Sänger und Entertainer
Das Talent das Erlernen einer Sache erleichtert, ist hinreichend bekannt und belegt. Wer völlig talentfrei ist und durch permanentes Üben einer Sache meisterhaft wird, unterscheidet sich in keinster Weise vom Virtuosen, der nur wenige Stunden mit üben verbracht hat. Das Ergebnis ist das gleiche. Wenn die talentbefreite Person anderen beim üben zuschaut, kann man zu 100% davon ausgehen, dass diese die Fähigkeit nicht erlernt. Wenn ich durch blosses zuhören hätte Sänger werden können, dann wäre ich jetzt wohl schon in Rente. Keine Ahnung wieviel Doppelzentner 2xA Batterien durch meinen Walkman leer geschlürft wurden. Meiner Gesangskarriere hat es jedenfalls nicht geholfen. Zuhören ist das eine, selber singen das andere. Tausende von Videos belegen perfekt: Zu wissen, dass man singt und wie andere singen macht einen nicht selbst zum Sänger.

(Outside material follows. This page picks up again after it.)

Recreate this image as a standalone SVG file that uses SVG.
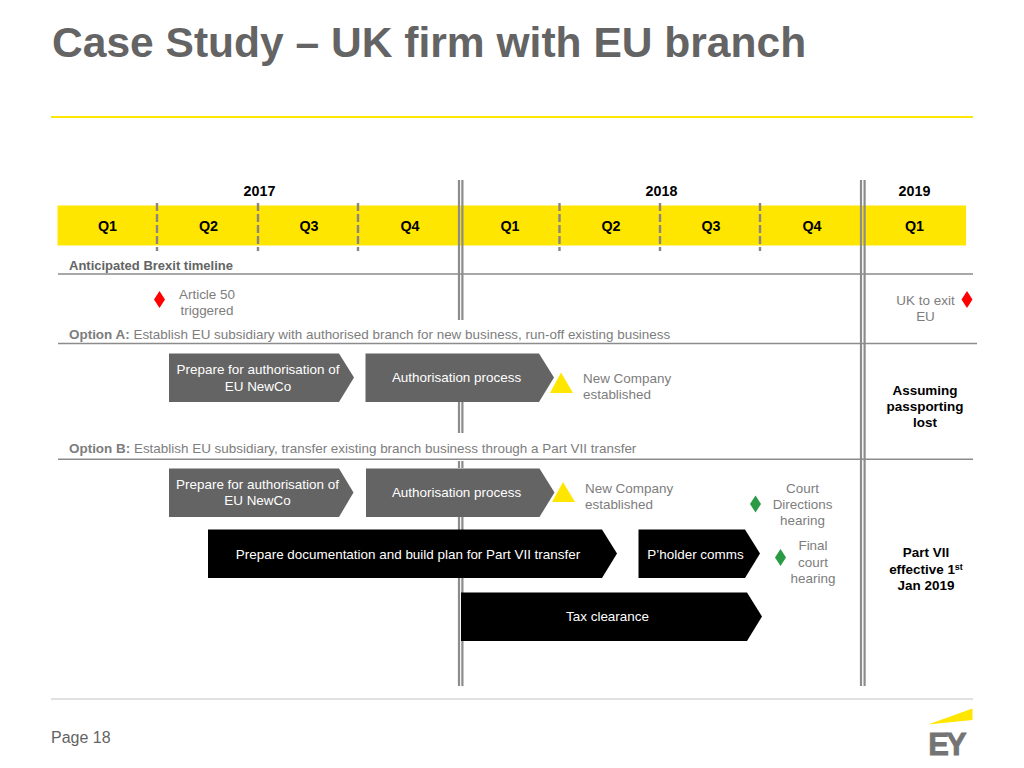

Fazit: Wissen ist nicht gleich Können. Können entsteht aus der praktischen Anwendung des Wissens in Verbindung mit primären Erfahrungen. Je mehr Wissen und Erfahrungen in der ersten Person angesammelt werden, umso größer wird das daraus resultierende Können sein. Der Spruch „Wissen ist Macht“ hat seinen EOF (End of Life) erreicht.